Record Routine: Liturgy’s new album The Ark Work feels complacent compared to past work

And lo, the trumpets blared their fanfare to signal the arrival of Liturgy. A band that’s black metal only with poorly defined semantics, Liturgy’s announcing trumpets build to a noodled finale. In a matter of minutes, they’ve once again inspired the aggression of the metal boards and shown how ridiculous it is to ascribe to a band the simple titles we try to define them by.

The Ark Work, the awaited follow up to the still-divisive Aesthethica, plays its hand early on. “Fanfare” introduces The Ark Work as another destructive jab at metal purists; MIDI horns call forth ensuing noise and chaos. It’s a jumbled mess robbed of rhyme and order, but it stirs the ashes with an eager sense of deconstruction. Those horns are later joined by bagpipes and rattling guitars as The Ark Work continues its campaign, tossing through black metal’s pits with self-alienating gusto.

This isn’t new to Liturgy; they crossed these same fields in 2011 when their sophomore album, Aesthethica, turned the black metal community on itself. Purists declared war on the band, whom they saw as a group of defilers. Decried as a transcendental gang of posers in blue jeans, Liturgy ignited the black metal world. And now that that flame crackles to ash, Hunter Hunt-Hendrix has decided tend to that fire once more.

Liturgy doesn’t strictly adhere to rhythms and time signatures; those are changed at a moment’s notice. Instead, sprawling noise sputters across playtimes and breaks into bursts before settling for something more standard. Hunt-Hendrix growls in monotone over these structured breakdowns, which pulsate with organs and thunder with guitar chords. The most conventional track on The Ark Work is decidedly anti-metal; structured as a black metal standard, the nonsensical “Vitriol” turns to electronic ruminations and monotonous cadences.

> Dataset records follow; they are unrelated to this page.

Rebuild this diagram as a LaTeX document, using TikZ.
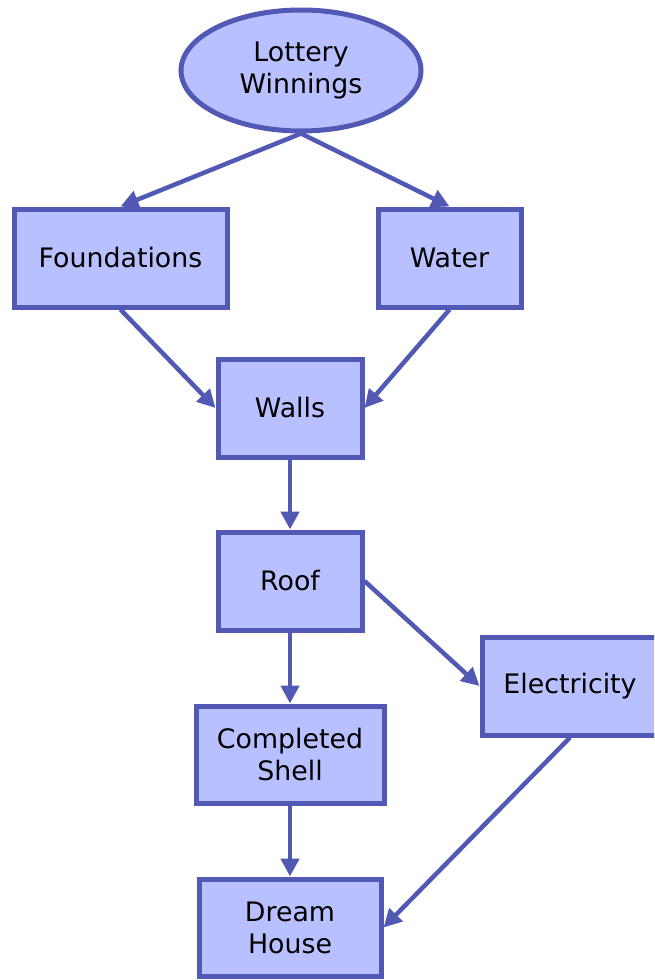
\documentclass[tikz,border=0pt]{standalone}
\usepackage{fontspec}
\setmainfont{DejaVu Sans}
\usetikzlibrary{shapes.geometric,arrows.meta}
\definecolor{boxfill}{HTML}{B8C0FF}
\definecolor{boxline}{HTML}{5159B5}
\tikzset{
  stepbox/.style={draw=boxline, fill=boxfill, line width=5pt, rectangle, inner sep=0pt,
    align=center, font=\fontsize{26.8}{32}\selectfont},
  startnode/.style={draw=boxline, fill=boxfill, line width=5pt, ellipse, inner sep=0pt,
    align=center, font=\fontsize{26.8}{32}\selectfont, minimum width=240pt, minimum height=121pt},
  conn/.style={draw=boxline, line width=4.5pt, -{Triangle[length=18pt,width=18pt]}}
}
\begin{document}
\begin{tikzpicture}[x=1pt,y=-1pt]
\useasboundingbox (0,0) rectangle (654,980);
\clip (0,0) rectangle (654,980);
\node[startnode] (lot) at (301,70.5) {Lottery\\Winnings};
\node[stepbox, minimum width=213pt, minimum height=98pt] (fou) at (120.5,258) {Foundations};
\node[stepbox, minimum width=143pt, minimum height=98pt] (wat) at (449.5,258) {Water};
\node[stepbox, minimum width=144pt, minimum height=98pt] (wal) at (290,408) {Walls};
\node[stepbox, minimum width=144pt, minimum height=98pt] (roo) at (290,581) {Roof};
\node[stepbox, minimum width=176pt, minimum height=98pt] (ele) at (570,686) {Electricity};
\node[stepbox, minimum width=188pt, minimum height=97pt] (com) at (290,754.5) {Completed\\Shell};
\node[stepbox, minimum width=182pt, minimum height=97pt] (dre) at (290,927.5) {Dream\\House};
\draw[conn] (lot.south) -- (fou.north);
\draw[conn] (lot.south) -- (wat.north);
\draw[conn] (fou.south) -- (wal.west);
\draw[conn] (wat.south) -- (wal.east);
\draw[conn] (wal.south) -- (roo.north);
\draw[conn] (roo.east) -- (ele.west);
\draw[conn] (roo.south) -- (com.north);
\draw[conn] (com.south) -- (dre.north);
\draw[conn] (ele.south) -- (dre.east);
\end{tikzpicture}
\end{document}
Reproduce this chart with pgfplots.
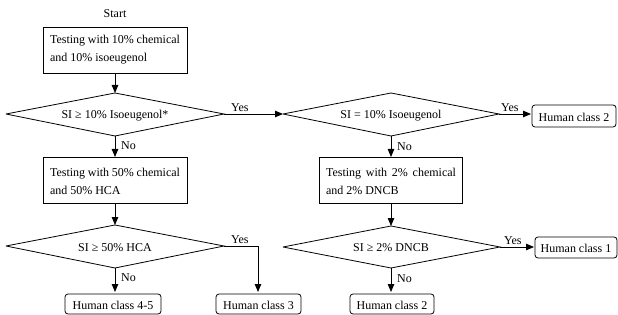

Hunt-Hendrix recently said he founded Liturgy to “make people feel uncomfortable.” As the dissonant fade out of “Total War” signals the end of this crusade, it seems that Liturgy leaves a burning countryside of discomfort. Four years after declaring war on conventional metal, amid chaos and deformation, Liturgy’s war seems to have ground to a complacent persistence. In all its fanfare, The Ark Work thunders below its predecessors’ intensity. Yet, it still has enough vitriol to scorch metal’s traveled earths.